PINGPONG#9 : la construction de la lettre
Une nouvelle façon d’écrire
à la Renaissance
Alors que les premiers imprimeurs de culture germanique imitent les lettres gothiques des manuscrits médiévaux, l’introduction de l’imprimerie en Italie à partir de 1465 modifie la typographie. Ils se tournent naturellement vers la nouvelle écriture humanistique, le romain, qui puise ses formes dans les capitales monumentales de la Rome antique et la minuscule caroline.
Au XVIe siècle, la recherche d’harmonie passe par la géométrie et le calcul, qu’il s’agisse de peinture, de sculpture ou de typographie. De nombreux savants tentent d’appliquer à l’alphabet une grille de construction géométrique, semblable à celle utilisée par l’architecte Vitruve (Ier siècle av. J.-C.) et reprise par Léonard de Vinci.
Le traité de Fanti, à la fois calligraphique et typographique, reprend les théories émises par Fra Luca Pacioli (1509), les appliquant aux caractères gothiques et romains. En France, Geofroy Tory est l’auteur d’un Champ-Fleury (1529), aux ambitions similaires. Le peintre, graveur et mathématicien allemand Albrecht Dürer traite de la construction des lettres dans un de ses ouvrages édité par le grand imprimeur-libraire parisien Christian Wechel.
Trajan
Il n’y a pas que les humanistes du XVIe siècle qui se sont inspirés des écritures antiques pour former leurs lettres. Carol Twombly, créatrice de caractères américaine, s’inspire des inscriptions de la colonne Trajane à Rome et crée la police Trajan pour l’entreprise Adobe.
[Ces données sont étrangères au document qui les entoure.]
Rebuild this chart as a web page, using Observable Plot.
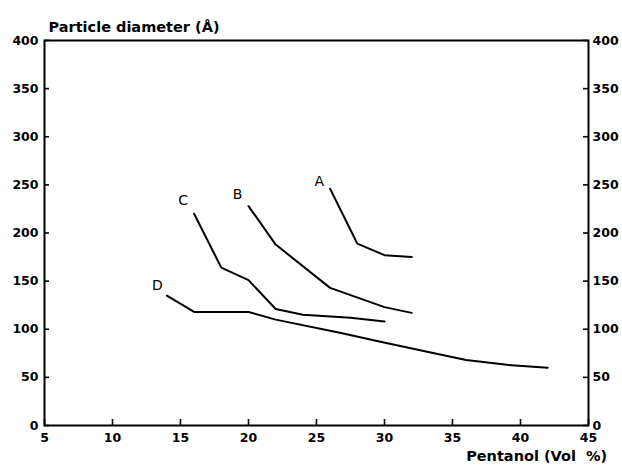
<!DOCTYPE html>
<html>
<head>
<meta charset="utf-8">
<script src="https://cdn.jsdelivr.net/npm/d3@7"></script>
<script src="https://cdn.jsdelivr.net/npm/@observablehq/plot@0.6"></script>
<style>
  html, body { margin: 0; padding: 0; background: white; }
</style>
</head>
<body>
<div id="chart"></div>
<script>
// ---- data ----
const curveNames = ["A", "B", "C", "D"];
const pentanolA = [26, 28, 30, 32];
const diameterA = [246, 189, 177, 175];
const pentanolB = [20, 22, 26, 30, 32];
const diameterB = [228, 188, 143, 123, 117];
const pentanolC = [16, 18, 20, 22, 24, 27.5, 30];
const diameterC = [220, 164, 151, 121, 115, 112, 108];
const pentanolD = [14, 16, 20, 22, 26.8, 29.7, 34, 36, 39, 42];
const diameterD = [135, 118, 118, 110, 96, 87, 74, 68, 63, 60];
const labelPentanol = [25.2, 19.2, 15.2, 13.3];
const labelDiameter = [254, 240, 234, 145];
const xTicks = [5, 10, 15, 20, 25, 30, 35, 40, 45];
const yTicks = [0, 50, 100, 150, 200, 250, 300, 350, 400];
const yTitle = "Particle diameter (Å)";
const xTitle = "Pentanol (Vol  %)";

const seriesX = [pentanolA, pentanolB, pentanolC, pentanolD];
const seriesY = [diameterA, diameterB, diameterC, diameterD];
const rows = curveNames.flatMap((name, i) =>
  seriesX[i].map((x, j) => ({curve: name, pentanol: x, diameter: seriesY[i][j]})));
const labels = curveNames.map((name, i) => ({curve: name, pentanol: labelPentanol[i], diameter: labelDiameter[i]}));

const W = 622, H = 468, ML = 44, MR = 34, MT = 40, MB = 43;
const frameW = W - ML - MR, frameH = H - MT - MB;
const tickFont = {fontSize: 12.5, fontWeight: "bold", fontFamily: "'DejaVu Sans', sans-serif"};
const titleFont = {fontSize: 14.5, fontWeight: "bold", fontFamily: "'DejaVu Sans', sans-serif"};

const chart = Plot.plot({
  width: W,
  height: H,
  marginLeft: ML,
  marginRight: MR,
  marginTop: MT,
  marginBottom: MB,
  x: {domain: [5, 45]},
  y: {domain: [0, 400]},
  style: {background: "white", color: "black"},
  marks: [
    Plot.frame({stroke: "black", strokeWidth: 2}),
    // inward tick marks
    Plot.tickY(yTicks, {y: d => d, insetRight: frameW - 5, stroke: "black", strokeWidth: 1.6}),
    Plot.tickY(yTicks, {y: d => d, insetLeft: frameW - 5, stroke: "black", strokeWidth: 1.6}),
    Plot.tickX(xTicks, {x: d => d, insetTop: frameH - 6, stroke: "black", strokeWidth: 1.6}),
    // tick labels
    Plot.axisY(yTicks, {anchor: "left", label: null, tickSize: 0, tickPadding: 6, tickFormat: d => String(d), ...tickFont}),
    Plot.axisY(yTicks, {anchor: "right", label: null, tickSize: 0, tickPadding: 4, tickFormat: d => String(d), ...tickFont}),
    Plot.axisX(xTicks, {anchor: "bottom", label: null, tickSize: 0, tickPadding: 8, tickFormat: d => String(d), ...tickFont}),
    // curves
    Plot.line(rows, {x: "pentanol", y: "diameter", z: "curve", stroke: "black", strokeWidth: 2}),
    Plot.text(labels, {x: "pentanol", y: "diameter", text: "curve", fontSize: 14, fontFamily: "'DejaVu Sans', sans-serif", fill: "black"}),
    // axis titles
    Plot.text([yTitle], {frameAnchor: "top-left", text: d => d, dx: 4, dy: -19, textAnchor: "start", ...titleFont}),
    Plot.text([xTitle], {frameAnchor: "bottom-right", text: d => d, dx: 18.7, dy: 35.5, textAnchor: "end", ...titleFont})
  ]
});
document.getElementById("chart").append(chart);
</script>
</body>
</html>
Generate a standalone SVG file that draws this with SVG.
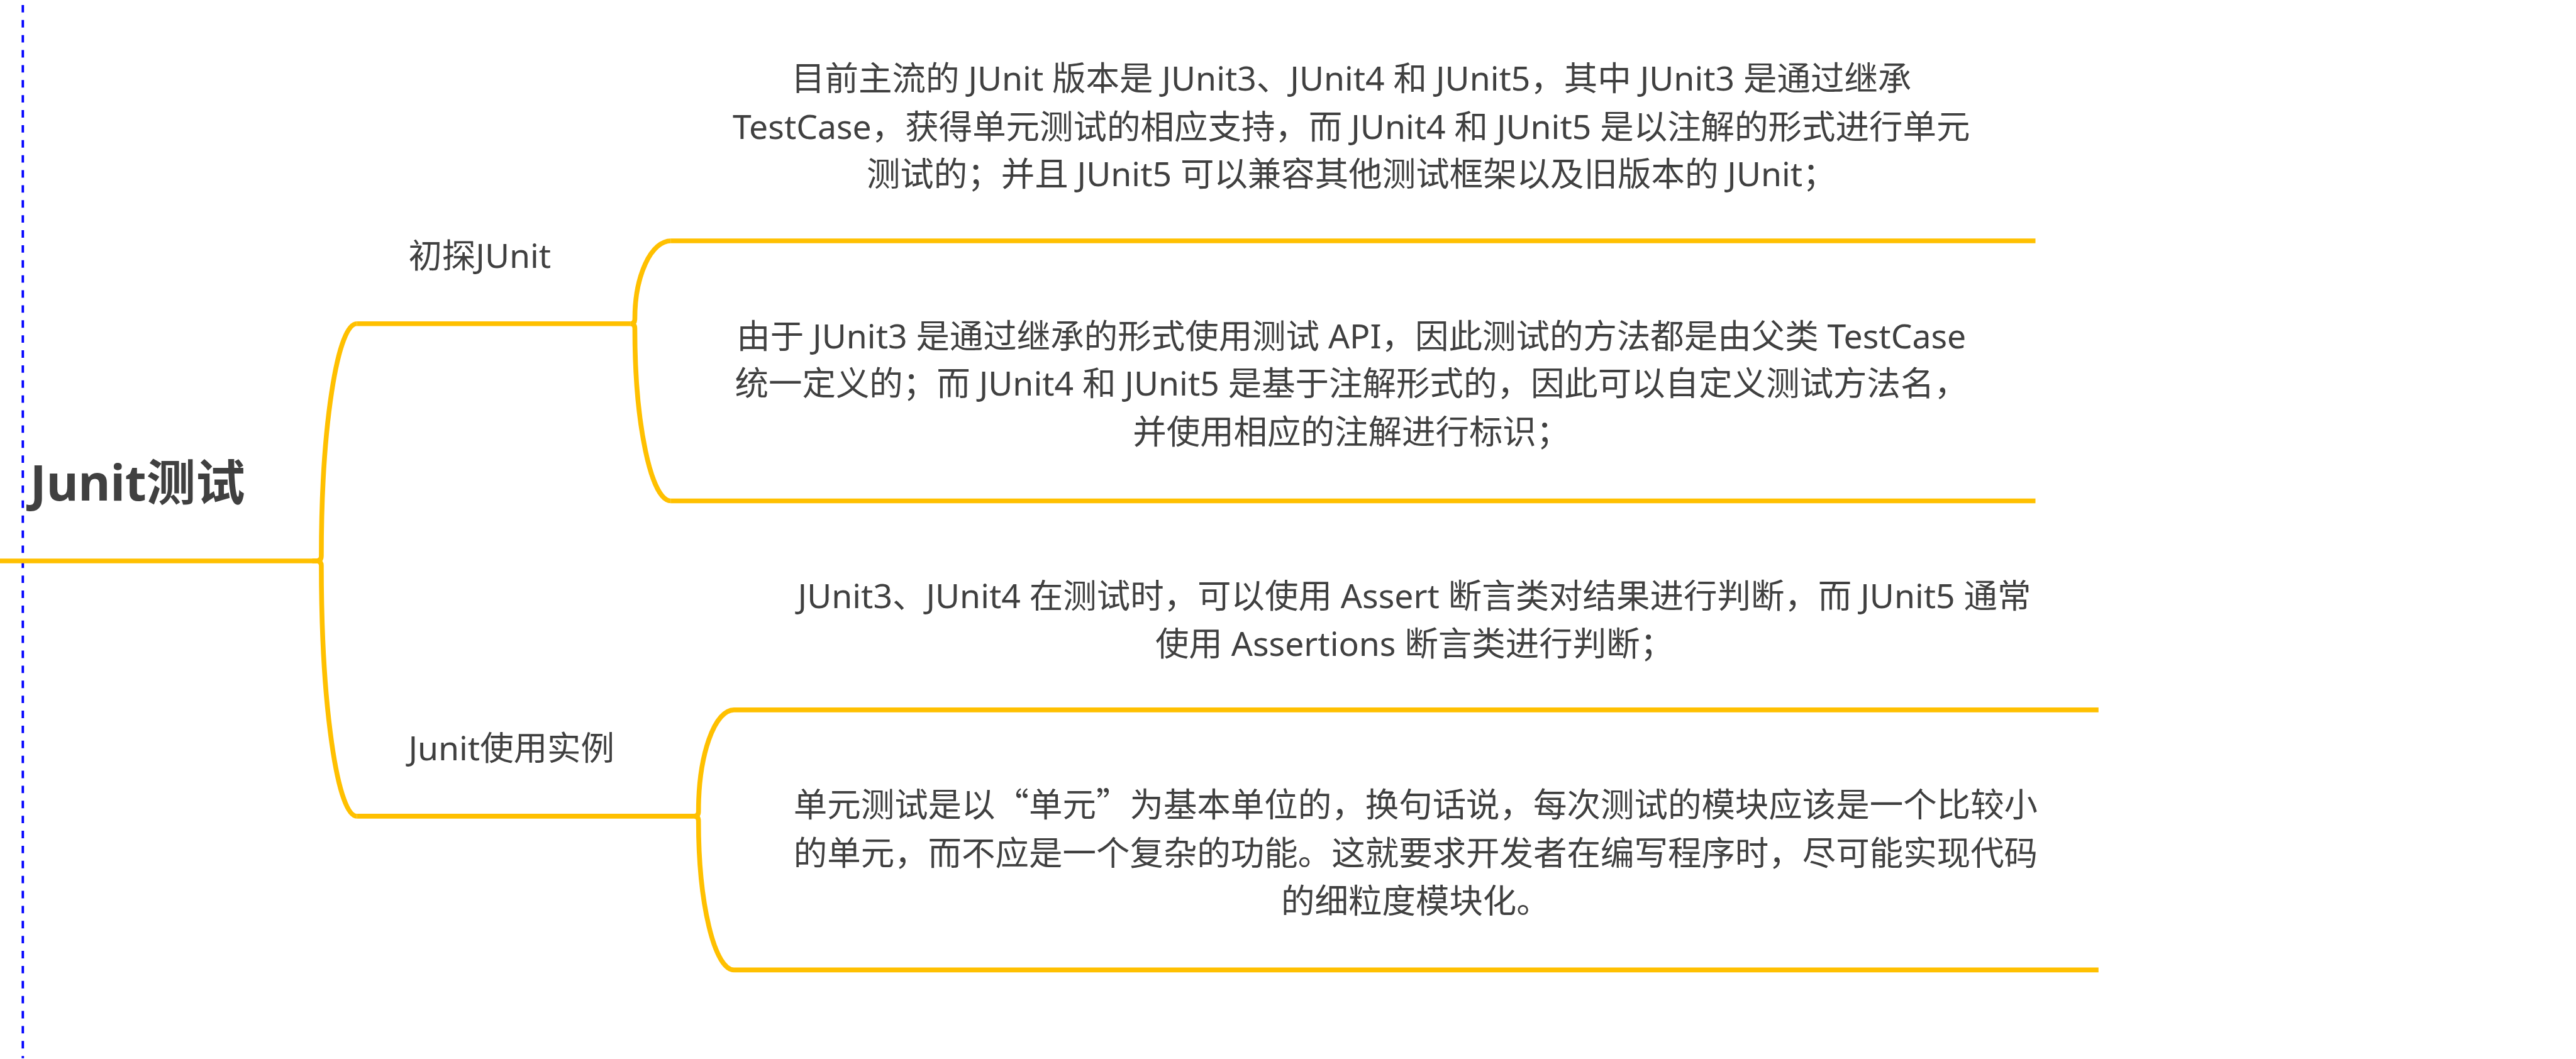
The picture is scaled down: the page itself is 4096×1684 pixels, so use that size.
<svg xmlns="http://www.w3.org/2000/svg" width="4096" height="1684" viewBox="0 0 4096 1684">
<style>
.t{font-family:"Noto Sans","Noto Sans CJK SC",sans-serif;font-size:56px;fill:#404040}
.c{text-anchor:middle}
.root{font-family:"Noto Sans","Noto Sans CJK SC",sans-serif;font-size:82px;font-weight:bold;fill:#404040}
.q{font-family:"Noto Sans CJK SC",sans-serif}
.ln{fill:none;stroke:#FFC000;stroke-width:8}
</style>
<rect width="4096" height="1684" fill="#ffffff"/>
<g transform="scale(0.955)">
<line x1="38" y1="0" x2="38" y2="1762" stroke="#0000FF" stroke-width="4" stroke-dasharray="12.5 12.5" stroke-dashoffset="16.7"/>
<g id="connectors" class="ln">
<path d="M0,934 H527"/>
<path d="M520,934 H527 Q535,934 535,926 A59,387 0 0 1 594,539"/>
<path d="M520,934 H527 Q535,934 535,942 A59,417 0 0 0 594,1359"/>
<path d="M1050,539 Q1057,539 1057,531 A60,130 0 0 1 1117,401"/>
<path d="M1050,539 Q1057,539 1057,547 A60,287 0 0 0 1117,834"/>
<path d="M1156,1359 Q1163,1359 1163,1351 A59,169 0 0 1 1222,1182"/>
<path d="M1156,1359 Q1163,1359 1163,1367 A59,248 0 0 0 1222,1615"/>
</g>
<g id="root">
<text class="root" x="50" y="834">Junit测试</text>
</g>
<g id="n-chutan">
<text class="t" x="680" y="446">初探JUnit</text>
<path class="ln" d="M594,539 H1050"/>
</g>
<g id="n-shili">
<text class="t" x="680" y="1266">Junit使用实例</text>
<path class="ln" d="M594,1359 H1156"/>
</g>
<g id="n-a">
<text class="t c" x="2250" y="151">目前主流的 JUnit 版本是 JUnit3、JUnit4 和 JUnit5，其中 JUnit3 是通过继承</text>
<text class="t c" x="2250" y="231">TestCase，获得单元测试的相应支持，而 JUnit4 和 JUnit5 是以注解的形式进行单元</text>
<text class="t c" x="2250" y="310">测试的；并且 JUnit5 可以兼容其他测试框架以及旧版本的 JUnit；</text>
<path class="ln" d="M1117,401 H3389"/>
</g>
<g id="n-b">
<text class="t c" x="2250" y="580">由于 JUnit3 是通过继承的形式使用测试 API，因此测试的方法都是由父类 TestCase</text>
<text class="t c" x="2250" y="659">统一定义的；而 JUnit4 和 JUnit5 是基于注解形式的，因此可以自定义测试方法名，</text>
<text class="t c" x="2250" y="739">并使用相应的注解进行标识；</text>
<path class="ln" d="M1117,834 H3389"/>
</g>
<g id="n-c">
<text class="t c" x="2355" y="1013">JUnit3、JUnit4 在测试时，可以使用 Assert 断言类对结果进行判断，而 JUnit5 通常</text>
<text class="t c" x="2355" y="1092">使用 Assertions 断言类进行判断；</text>
<path class="ln" d="M1222,1182 H3494"/>
</g>
<g id="n-d">
<text class="t c" x="2357" y="1360">单元测试是以<tspan class="q">“</tspan>单元<tspan class="q">”</tspan>为基本单位的，换句话说，每次测试的模块应该是一个比较小</text>
<text class="t c" x="2357" y="1441">的单元，而不应是一个复杂的功能。这就要求开发者在编写程序时，尽可能实现代码</text>
<text class="t c" x="2357" y="1520">的细粒度模块化。</text>
<path class="ln" d="M1222,1615 H3494"/>
</g>
</g>
</svg>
Il semblerait que cette police d’écriture ait fait les beaux jours d’Hollywood. C’est même la seule police à défier les genres cinématographiques, reprise aussi bien pour des comédies romantiques, des films épiques, des films d’horreur ou des séries à très gros budget.
Avez-vous remarqué ? Il n’y a aucune minuscule, car à l’époque les Romains n’écrivaient qu’avec des capitales.
Le travail de Carol Twombly fait partie du module « Women in Type » proposé dans l’exposition icônes by Susan Kare. Décliné en 4 parties, il reprend le nom du projet de recherche mené par Alice Savoie, créatrice de caractères, enseignante en typographie, chercheuse, et également co-commissaire de cette exposition. La deuxième partie de ce module nous présente trois femmes contemporaines de Susan Kare à qui l’industrie typographique doit beaucoup : April Greiman, Zuzana Licko et Carol Twombly.